A report showing an unexpectedly large drop in the inflation rate sparked a broad rally Tuesday and raised hopes the Federal Reserve will leave its benchmark interest rate unchanged at the conclusion of its June meeting later today.  With Tuesday’s gains, the S&P 500 Index and Nasdaq Composite are at 14-month highs, while the Dow Jones Industrial Average is at a five-month high.  Yesterday’s rally was more broad-based, which could signal an attempt by the market to extend what started to look like a breakout last week for the ‘unloved’ parts of the market this year, such as small-caps and cyclical.  Elsewhere, European equities held onto early gains yesterday, with the Euro Stoxx 50 rising by 0.7%, helped by a rise in tech shares. 

Summary for 14.06.2023 

  • Asian equity markets were mixed on Wednesday as investors geared up for the Federal Reserve’s policy decision, where it is expected to pause its interest rate hikes following the release of softer-than-expected US inflation data.  Still, markets remain cautious as Fed Chair Jerome Powell could issue hawkish forward guidance after the announcement due to upside risks to inflation.  Shares in Australia, Japan and mainland China advanced, while South Korean and Hong Kong shares declined. 
  • European and US equity futures were pointing to a flat start early on Wednesday ahead of the Fed’s rate decision.  
  • Oil prices crept lower this morning after a strong rally in the prior session as markets hunkered down ahead of the closely watched Federal Reserve interest rate decision, while industry data pointed to a build in US inventories.  Data from the American Petroleum Institute showed that crude inventories unexpectedly grew by about 1 million barrels in the week to June 9, heralding a similar reading from government data due later in the day. 
  • Federal Reserve policymakers are poised to pause their hiking of interest rates for the first time in 15 months while retaining a tightening bias that signals a possible resumption of moves as soon as next month.  Powell had signalled that Fed leaders would prefer to wait to evaluate the impact of past increases on the economy as well as of recent banking failures on credit conditions. 
  • The Consumer Price Inflation (CPI) in the United States rose 0.1% in May from the month before.  Economists had expected CPI to have risen 0.2%.  The 0.4% increase in the core rate met expectations.  On an annual basis, CPI was up 4% from a year earlier, making May the smallest year-over-year gain since March 2021.  That means the headline rate has fallen by more than half from its peak of 9.1% in June 2022. 
  • The British economy expanded 0.2% month-over-month in April, rebounding from a 0.3% drop in March, and in line with expectations.  The services sector was the main contributor to the growth, led by wholesale and retail trade and repair of motor vehicles and motorcycles while manufacturing and construction shrank. 
  • The ZEW Indicator of Economic Sentiment for Germany rose to -8.5 in June from the previous month’s reading of -10.7 and above market expectations of -13.1. However, the index remained in negative territory, indicating that financial markets do not foresee an improvement in the economic situation during the second half of the year, with sectors focused on exports expected to face challenges due to a weakened global economy.

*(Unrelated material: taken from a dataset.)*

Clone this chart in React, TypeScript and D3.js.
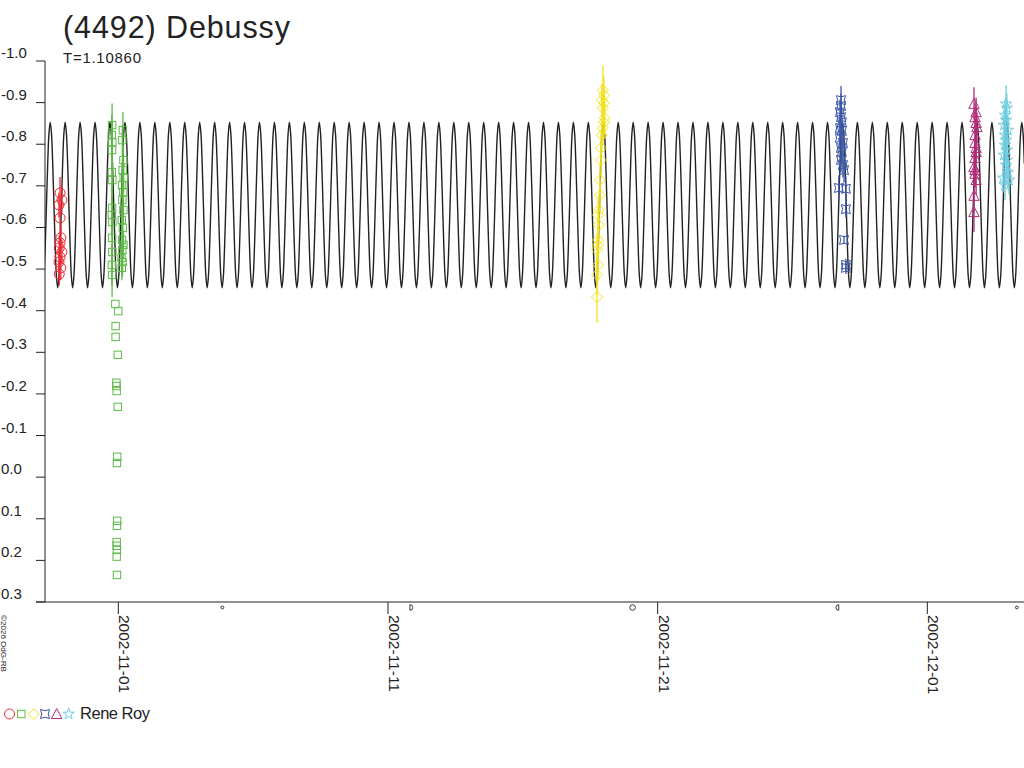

Nevertheless, the current recession is generally not viewed as excessively concerning. 
  • President Vladimir Putin acknowledged that Russian forces fighting in Ukraine lack sufficient advanced weapons despite a tripling of arms output, as Kyiv’s forces pressed a counteroffensive backed by a new infusion of allied support. Putin made the rare admission of shortcomings in production in a televised meeting with local reporters and war bloggers. He also said Russia had lost 54 tanks since Ukraine’s drive began last week — the first time the Kremlin has admitted losses on such a scale.